Goal: In the material below, find all lines with the string "this" and copy them.
-- start Provided records --
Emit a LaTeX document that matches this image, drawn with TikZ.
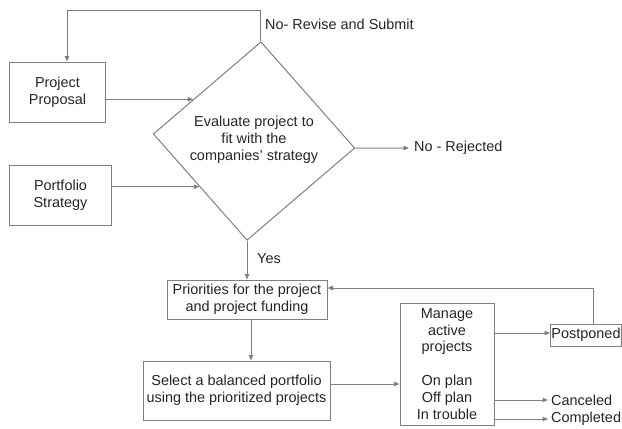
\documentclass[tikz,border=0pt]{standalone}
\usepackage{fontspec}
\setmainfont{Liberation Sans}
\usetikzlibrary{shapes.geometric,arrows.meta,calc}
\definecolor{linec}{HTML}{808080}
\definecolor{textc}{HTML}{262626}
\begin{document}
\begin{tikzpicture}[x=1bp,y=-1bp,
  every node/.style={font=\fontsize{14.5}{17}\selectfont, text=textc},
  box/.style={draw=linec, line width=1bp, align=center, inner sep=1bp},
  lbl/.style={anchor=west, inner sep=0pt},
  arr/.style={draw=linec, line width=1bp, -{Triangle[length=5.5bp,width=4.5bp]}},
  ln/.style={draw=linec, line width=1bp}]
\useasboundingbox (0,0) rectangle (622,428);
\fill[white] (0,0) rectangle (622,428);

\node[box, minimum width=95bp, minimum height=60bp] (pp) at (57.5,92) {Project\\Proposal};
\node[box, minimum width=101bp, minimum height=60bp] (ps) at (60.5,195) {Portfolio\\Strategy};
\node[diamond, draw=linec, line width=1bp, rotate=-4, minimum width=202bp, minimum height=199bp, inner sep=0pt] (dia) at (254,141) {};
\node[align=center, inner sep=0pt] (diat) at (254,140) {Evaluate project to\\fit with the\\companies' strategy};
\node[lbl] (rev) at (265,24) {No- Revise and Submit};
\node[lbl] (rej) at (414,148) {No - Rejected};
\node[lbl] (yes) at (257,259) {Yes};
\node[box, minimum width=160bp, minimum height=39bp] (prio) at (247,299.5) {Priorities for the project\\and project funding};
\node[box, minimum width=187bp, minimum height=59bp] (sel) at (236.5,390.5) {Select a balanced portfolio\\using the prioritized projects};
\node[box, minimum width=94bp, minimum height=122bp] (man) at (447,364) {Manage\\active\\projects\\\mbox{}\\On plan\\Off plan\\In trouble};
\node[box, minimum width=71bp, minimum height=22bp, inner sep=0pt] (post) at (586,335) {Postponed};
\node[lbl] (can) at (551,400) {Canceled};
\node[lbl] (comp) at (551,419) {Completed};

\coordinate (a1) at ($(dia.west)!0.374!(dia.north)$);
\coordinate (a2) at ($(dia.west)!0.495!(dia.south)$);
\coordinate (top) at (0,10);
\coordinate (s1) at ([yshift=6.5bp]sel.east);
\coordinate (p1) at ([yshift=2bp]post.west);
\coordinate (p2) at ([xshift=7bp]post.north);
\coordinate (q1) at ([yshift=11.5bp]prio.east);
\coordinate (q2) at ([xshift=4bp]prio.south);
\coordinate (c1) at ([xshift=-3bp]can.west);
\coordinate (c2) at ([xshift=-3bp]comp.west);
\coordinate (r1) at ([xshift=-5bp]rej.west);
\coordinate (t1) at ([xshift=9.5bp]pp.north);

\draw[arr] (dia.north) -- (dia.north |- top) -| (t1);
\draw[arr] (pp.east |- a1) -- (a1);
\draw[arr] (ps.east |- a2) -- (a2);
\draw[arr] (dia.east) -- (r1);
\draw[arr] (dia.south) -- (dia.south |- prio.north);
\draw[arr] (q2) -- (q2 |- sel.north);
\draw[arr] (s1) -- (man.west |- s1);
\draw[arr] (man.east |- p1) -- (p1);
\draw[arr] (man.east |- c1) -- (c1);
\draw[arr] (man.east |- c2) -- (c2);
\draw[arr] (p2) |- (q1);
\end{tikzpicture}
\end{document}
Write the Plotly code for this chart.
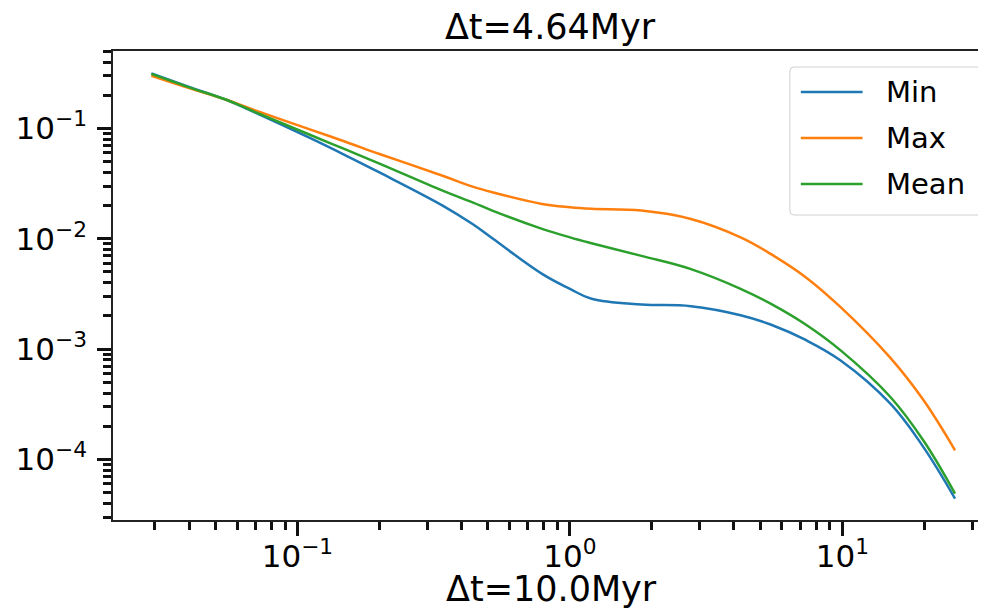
-- end Provided records --
-- start Provided records --
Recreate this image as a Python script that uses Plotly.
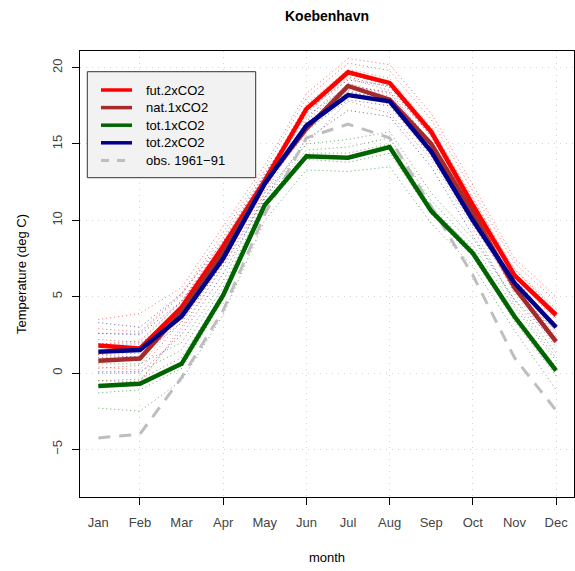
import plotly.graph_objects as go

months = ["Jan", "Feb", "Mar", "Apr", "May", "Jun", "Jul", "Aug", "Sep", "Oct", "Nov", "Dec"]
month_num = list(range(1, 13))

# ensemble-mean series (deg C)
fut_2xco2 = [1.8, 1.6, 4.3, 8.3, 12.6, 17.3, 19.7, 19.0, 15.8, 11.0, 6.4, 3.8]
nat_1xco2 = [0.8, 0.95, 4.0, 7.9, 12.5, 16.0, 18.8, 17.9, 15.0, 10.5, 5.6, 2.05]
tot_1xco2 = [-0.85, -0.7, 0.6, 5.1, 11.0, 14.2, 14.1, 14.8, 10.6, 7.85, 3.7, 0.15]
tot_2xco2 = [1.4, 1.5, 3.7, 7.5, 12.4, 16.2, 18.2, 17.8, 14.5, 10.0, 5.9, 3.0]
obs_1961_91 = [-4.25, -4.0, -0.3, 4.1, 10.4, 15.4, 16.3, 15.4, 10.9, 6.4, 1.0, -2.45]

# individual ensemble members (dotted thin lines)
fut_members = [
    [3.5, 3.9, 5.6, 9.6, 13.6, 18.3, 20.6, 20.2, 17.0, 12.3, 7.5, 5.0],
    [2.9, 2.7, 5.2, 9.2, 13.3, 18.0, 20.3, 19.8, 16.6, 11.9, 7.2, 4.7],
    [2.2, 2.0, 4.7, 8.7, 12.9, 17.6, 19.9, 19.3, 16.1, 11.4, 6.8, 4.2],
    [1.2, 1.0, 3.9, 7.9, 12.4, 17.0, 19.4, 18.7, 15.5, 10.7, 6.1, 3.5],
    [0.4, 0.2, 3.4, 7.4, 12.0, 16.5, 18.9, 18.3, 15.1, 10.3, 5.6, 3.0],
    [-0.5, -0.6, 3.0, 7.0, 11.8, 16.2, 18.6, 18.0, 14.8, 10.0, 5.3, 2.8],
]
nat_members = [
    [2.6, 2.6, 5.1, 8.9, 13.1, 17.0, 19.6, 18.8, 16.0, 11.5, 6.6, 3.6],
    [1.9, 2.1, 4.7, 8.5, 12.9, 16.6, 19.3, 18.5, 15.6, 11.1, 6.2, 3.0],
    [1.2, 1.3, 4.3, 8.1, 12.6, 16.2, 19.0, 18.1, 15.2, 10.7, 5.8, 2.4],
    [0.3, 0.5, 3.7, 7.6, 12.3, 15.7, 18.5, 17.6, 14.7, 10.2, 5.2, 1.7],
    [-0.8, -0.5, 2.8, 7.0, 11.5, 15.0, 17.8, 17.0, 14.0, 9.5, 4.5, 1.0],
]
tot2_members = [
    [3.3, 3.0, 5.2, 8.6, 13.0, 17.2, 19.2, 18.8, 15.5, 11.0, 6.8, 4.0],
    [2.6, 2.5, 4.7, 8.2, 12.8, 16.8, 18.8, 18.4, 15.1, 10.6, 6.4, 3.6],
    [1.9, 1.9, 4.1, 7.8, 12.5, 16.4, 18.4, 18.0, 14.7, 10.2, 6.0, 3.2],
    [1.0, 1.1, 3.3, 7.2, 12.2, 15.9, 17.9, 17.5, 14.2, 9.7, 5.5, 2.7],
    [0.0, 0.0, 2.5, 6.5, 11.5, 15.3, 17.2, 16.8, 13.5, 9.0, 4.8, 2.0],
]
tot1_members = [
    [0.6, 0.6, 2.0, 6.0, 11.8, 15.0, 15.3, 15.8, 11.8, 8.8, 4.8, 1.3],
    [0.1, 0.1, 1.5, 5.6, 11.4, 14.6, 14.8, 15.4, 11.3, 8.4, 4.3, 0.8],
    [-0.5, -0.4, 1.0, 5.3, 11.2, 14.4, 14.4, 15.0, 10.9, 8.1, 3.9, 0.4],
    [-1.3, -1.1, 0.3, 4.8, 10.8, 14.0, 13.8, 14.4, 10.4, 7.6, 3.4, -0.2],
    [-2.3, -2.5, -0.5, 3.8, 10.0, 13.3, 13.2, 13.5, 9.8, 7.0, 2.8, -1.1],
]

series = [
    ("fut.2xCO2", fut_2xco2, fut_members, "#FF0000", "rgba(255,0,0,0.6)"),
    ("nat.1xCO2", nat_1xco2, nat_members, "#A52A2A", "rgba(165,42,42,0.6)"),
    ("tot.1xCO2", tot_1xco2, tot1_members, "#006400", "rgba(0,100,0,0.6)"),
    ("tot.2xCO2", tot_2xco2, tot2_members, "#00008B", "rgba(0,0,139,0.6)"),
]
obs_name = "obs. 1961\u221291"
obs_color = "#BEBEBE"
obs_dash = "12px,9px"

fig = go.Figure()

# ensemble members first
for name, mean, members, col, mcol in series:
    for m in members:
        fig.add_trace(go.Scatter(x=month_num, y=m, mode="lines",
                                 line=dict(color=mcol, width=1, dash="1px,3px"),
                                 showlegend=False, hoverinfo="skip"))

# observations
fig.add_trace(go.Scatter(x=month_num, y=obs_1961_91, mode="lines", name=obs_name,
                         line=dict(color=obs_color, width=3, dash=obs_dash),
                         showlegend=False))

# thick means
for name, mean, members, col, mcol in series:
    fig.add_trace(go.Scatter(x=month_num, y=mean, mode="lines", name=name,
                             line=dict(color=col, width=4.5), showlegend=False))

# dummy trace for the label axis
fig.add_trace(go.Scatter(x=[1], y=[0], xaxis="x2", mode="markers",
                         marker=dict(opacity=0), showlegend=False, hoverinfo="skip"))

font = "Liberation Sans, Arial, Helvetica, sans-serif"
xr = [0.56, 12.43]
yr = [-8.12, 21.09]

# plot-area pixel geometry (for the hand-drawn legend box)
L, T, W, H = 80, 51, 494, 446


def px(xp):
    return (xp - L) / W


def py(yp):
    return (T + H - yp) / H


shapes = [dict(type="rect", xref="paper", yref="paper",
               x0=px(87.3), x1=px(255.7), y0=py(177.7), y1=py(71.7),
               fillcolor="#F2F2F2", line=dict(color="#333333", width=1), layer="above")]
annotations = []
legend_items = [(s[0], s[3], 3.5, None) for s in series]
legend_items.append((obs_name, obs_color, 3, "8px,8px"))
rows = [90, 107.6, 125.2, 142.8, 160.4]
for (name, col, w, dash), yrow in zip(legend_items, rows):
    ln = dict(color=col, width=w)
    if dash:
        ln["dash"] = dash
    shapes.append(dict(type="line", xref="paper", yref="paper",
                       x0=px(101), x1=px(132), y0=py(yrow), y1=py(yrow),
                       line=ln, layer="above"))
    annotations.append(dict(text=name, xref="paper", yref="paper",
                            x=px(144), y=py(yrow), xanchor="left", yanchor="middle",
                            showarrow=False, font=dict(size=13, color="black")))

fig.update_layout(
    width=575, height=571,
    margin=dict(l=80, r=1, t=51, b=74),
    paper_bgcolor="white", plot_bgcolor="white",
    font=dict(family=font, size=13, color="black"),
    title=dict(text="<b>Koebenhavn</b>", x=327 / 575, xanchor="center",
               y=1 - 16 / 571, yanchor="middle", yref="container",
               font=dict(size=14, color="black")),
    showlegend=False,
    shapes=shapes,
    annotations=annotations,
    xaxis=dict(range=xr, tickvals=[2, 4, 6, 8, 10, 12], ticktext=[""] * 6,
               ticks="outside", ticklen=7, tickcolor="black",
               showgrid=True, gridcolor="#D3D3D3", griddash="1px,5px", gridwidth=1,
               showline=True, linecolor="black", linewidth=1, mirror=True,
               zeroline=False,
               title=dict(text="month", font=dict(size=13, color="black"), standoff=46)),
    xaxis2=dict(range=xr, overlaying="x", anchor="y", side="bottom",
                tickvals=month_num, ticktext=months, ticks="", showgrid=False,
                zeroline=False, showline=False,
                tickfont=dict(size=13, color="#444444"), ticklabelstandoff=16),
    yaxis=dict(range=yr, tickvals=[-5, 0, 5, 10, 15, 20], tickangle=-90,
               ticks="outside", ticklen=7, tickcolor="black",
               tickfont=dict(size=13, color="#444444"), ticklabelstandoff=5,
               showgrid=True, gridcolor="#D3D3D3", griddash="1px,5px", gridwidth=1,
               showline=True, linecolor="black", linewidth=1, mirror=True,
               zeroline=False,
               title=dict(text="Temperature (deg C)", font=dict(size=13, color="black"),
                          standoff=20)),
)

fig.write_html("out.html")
-- end Provided records --
Written answer:
Emit a LaTeX document that matches this image, drawn with TikZ.
Write the Plotly code for this chart.
Recreate this image as a Python script that uses Plotly.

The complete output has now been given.